◆ AIM OF THE TASK ◆
For each line below that contains the string "matplotlib", copy that line.

::::::

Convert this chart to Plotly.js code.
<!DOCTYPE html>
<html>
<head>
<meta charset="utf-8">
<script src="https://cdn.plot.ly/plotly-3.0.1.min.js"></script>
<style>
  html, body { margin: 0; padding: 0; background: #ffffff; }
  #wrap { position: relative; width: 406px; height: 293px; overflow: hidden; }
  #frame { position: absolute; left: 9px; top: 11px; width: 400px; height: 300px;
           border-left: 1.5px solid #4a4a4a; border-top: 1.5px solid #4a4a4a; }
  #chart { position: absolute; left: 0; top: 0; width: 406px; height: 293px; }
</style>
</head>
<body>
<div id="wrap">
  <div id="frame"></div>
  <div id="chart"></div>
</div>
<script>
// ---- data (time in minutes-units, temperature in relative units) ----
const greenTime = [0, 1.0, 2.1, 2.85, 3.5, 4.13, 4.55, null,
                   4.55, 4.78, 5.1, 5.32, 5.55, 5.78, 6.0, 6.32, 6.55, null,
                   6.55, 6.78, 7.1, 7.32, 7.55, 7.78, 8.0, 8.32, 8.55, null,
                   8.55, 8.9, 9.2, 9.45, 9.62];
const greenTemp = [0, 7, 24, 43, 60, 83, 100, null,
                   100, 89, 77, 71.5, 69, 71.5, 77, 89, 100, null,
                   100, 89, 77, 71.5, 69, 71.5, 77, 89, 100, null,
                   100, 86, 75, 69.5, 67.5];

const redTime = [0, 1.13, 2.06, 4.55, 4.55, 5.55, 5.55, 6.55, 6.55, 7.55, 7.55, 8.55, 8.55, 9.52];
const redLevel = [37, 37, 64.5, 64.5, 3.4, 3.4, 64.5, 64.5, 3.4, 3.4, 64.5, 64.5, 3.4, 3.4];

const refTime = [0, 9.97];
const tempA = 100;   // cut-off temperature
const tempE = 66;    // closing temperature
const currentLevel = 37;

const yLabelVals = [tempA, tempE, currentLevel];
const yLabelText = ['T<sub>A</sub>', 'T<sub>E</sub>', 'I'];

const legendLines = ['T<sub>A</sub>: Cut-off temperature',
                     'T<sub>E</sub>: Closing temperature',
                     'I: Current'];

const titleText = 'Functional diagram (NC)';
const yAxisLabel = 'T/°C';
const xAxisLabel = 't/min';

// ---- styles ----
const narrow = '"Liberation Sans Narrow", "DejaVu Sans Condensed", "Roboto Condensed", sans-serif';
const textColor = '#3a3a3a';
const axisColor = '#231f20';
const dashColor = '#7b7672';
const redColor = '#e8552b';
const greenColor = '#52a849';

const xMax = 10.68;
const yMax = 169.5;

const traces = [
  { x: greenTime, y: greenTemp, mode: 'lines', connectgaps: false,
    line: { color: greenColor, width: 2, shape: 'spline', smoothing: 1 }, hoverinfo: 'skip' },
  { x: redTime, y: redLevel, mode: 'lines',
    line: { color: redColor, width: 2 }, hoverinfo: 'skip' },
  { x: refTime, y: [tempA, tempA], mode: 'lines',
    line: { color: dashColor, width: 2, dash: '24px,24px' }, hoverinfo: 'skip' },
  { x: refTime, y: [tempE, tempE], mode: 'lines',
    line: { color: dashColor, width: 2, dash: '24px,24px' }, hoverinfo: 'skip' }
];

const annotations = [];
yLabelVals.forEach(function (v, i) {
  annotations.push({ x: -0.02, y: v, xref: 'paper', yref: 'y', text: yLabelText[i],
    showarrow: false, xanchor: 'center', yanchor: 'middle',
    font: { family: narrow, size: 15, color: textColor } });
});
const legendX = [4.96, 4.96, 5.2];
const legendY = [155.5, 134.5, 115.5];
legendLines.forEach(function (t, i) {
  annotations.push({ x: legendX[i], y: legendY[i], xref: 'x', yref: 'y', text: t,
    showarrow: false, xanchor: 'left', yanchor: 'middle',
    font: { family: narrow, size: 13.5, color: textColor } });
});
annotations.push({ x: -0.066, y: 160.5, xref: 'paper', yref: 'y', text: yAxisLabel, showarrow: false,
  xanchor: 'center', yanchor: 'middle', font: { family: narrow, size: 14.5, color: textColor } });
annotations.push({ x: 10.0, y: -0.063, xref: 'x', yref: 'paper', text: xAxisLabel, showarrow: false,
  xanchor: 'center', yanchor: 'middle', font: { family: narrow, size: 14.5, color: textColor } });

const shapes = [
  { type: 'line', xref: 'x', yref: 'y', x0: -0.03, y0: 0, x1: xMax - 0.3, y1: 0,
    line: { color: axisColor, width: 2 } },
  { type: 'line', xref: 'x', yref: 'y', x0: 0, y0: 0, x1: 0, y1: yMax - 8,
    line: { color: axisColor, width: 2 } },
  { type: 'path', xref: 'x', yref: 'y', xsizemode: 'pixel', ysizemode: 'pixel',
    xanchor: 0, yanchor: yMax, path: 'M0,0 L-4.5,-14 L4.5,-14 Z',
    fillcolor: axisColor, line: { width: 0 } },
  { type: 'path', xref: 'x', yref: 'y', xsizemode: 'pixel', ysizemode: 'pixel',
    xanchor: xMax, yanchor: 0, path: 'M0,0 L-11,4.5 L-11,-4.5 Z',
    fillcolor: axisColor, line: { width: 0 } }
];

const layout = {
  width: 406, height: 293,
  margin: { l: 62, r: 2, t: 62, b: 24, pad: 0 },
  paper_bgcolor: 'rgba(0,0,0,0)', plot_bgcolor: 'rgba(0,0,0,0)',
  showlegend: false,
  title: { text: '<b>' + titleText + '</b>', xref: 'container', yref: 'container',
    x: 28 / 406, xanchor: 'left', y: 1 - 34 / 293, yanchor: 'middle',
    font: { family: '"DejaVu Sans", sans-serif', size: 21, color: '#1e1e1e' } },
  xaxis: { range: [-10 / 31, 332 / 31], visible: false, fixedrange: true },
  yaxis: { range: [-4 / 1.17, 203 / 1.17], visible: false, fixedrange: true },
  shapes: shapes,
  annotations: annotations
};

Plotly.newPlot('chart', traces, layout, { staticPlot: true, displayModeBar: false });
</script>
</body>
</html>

::::::

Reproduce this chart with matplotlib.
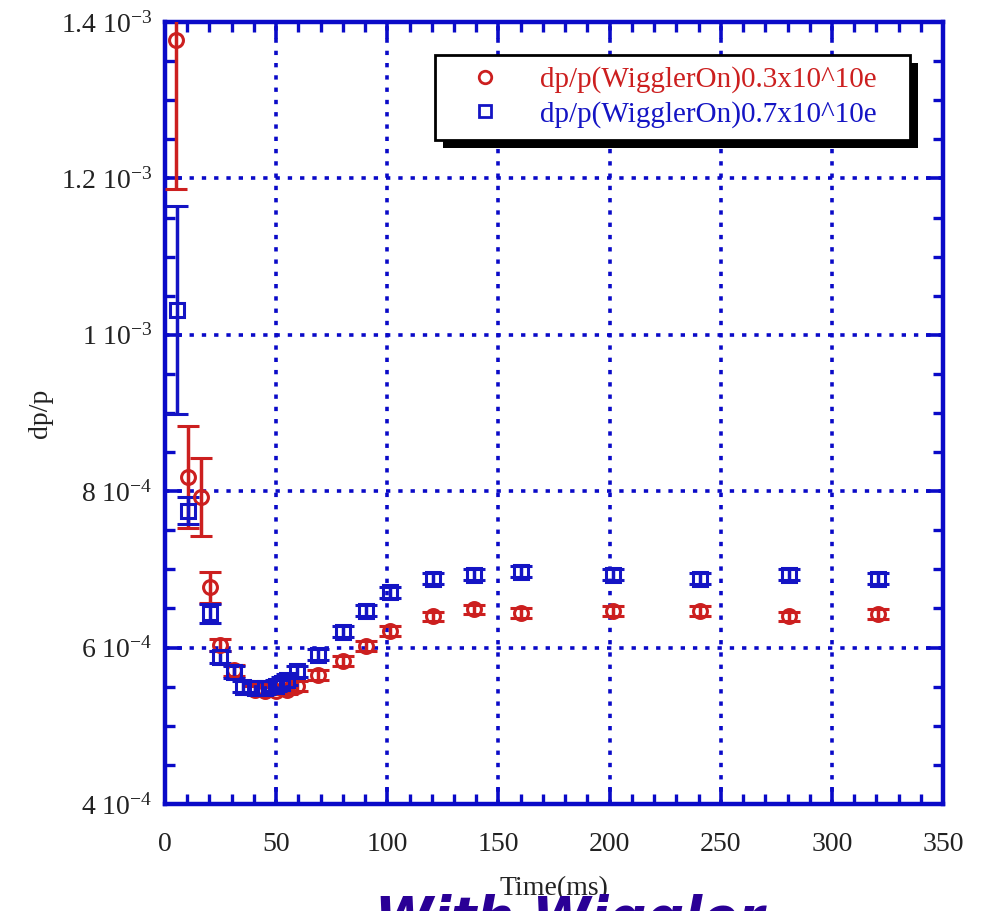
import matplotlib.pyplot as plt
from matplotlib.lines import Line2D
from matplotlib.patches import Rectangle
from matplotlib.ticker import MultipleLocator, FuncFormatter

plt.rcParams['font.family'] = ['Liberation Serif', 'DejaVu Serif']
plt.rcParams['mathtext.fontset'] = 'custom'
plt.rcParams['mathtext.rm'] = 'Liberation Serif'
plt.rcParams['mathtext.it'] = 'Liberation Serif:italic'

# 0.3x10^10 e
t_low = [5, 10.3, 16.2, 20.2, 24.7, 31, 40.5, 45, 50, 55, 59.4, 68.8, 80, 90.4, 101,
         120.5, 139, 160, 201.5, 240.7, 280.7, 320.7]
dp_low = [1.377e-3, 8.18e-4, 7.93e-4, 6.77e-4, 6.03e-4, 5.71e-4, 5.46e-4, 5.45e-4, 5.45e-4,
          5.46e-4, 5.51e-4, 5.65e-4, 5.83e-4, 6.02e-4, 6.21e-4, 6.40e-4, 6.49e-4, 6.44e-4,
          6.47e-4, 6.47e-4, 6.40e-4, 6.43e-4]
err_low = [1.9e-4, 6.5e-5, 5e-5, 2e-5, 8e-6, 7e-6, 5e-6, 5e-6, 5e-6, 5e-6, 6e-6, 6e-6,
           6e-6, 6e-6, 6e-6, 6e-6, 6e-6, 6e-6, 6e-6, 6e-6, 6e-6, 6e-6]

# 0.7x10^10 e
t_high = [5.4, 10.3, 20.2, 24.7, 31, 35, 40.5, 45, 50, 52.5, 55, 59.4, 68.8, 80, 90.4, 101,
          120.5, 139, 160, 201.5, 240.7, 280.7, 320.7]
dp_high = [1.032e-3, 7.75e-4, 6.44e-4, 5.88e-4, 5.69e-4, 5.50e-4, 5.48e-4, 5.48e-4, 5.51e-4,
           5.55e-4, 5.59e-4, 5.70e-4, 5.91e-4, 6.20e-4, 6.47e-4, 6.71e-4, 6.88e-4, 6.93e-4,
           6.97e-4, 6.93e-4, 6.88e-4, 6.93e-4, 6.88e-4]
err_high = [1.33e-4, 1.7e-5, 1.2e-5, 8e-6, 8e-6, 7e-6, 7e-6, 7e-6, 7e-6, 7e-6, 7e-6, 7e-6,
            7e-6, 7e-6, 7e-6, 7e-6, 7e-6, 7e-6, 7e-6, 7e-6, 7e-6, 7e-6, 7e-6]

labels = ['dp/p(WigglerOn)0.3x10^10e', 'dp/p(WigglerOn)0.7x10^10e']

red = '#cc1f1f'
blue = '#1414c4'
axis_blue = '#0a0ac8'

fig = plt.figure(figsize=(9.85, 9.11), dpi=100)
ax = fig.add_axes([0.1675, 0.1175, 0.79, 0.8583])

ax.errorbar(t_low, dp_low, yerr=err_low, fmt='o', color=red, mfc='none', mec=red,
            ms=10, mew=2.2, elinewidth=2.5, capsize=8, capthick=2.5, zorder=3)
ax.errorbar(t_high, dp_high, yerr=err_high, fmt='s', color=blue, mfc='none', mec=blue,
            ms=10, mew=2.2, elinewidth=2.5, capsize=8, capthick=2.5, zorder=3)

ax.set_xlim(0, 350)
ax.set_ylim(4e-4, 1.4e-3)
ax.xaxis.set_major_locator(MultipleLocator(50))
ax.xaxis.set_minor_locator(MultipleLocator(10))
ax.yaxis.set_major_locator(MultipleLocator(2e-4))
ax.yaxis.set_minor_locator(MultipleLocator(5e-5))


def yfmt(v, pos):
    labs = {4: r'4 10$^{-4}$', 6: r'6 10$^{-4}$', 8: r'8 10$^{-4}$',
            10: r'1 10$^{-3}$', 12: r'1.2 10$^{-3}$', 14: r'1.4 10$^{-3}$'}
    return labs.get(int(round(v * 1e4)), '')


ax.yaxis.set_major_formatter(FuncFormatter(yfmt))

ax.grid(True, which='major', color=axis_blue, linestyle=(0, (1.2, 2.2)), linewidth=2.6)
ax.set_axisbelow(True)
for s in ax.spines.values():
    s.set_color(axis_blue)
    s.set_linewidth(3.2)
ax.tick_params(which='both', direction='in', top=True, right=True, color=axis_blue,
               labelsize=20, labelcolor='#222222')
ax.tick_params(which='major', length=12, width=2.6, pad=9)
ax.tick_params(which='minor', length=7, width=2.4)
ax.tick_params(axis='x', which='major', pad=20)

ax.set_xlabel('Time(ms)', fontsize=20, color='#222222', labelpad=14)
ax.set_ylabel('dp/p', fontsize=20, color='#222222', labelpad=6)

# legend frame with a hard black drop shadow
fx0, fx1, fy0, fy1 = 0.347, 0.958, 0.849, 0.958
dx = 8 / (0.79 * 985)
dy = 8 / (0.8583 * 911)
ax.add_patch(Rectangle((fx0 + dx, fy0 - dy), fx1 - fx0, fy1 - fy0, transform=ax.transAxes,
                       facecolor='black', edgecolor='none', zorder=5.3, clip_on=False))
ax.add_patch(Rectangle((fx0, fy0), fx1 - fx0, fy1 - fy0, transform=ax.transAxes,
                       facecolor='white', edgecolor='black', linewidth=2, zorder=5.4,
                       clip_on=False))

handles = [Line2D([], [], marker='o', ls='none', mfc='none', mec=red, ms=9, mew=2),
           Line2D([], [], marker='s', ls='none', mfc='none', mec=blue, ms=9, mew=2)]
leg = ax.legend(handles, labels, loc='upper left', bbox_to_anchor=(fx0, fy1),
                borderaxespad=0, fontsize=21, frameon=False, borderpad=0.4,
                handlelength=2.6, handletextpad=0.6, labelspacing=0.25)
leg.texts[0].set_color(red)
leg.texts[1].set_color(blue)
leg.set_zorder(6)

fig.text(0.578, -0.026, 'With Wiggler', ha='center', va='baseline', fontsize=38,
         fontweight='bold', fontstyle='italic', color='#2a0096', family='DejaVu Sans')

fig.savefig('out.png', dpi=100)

::::::

◆ WORKED SOLUTION ◆
Reproduce this chart with matplotlib.
import matplotlib.pyplot as plt
from matplotlib.lines import Line2D
from matplotlib.patches import Rectangle
from matplotlib.ticker import MultipleLocator, FuncFormatter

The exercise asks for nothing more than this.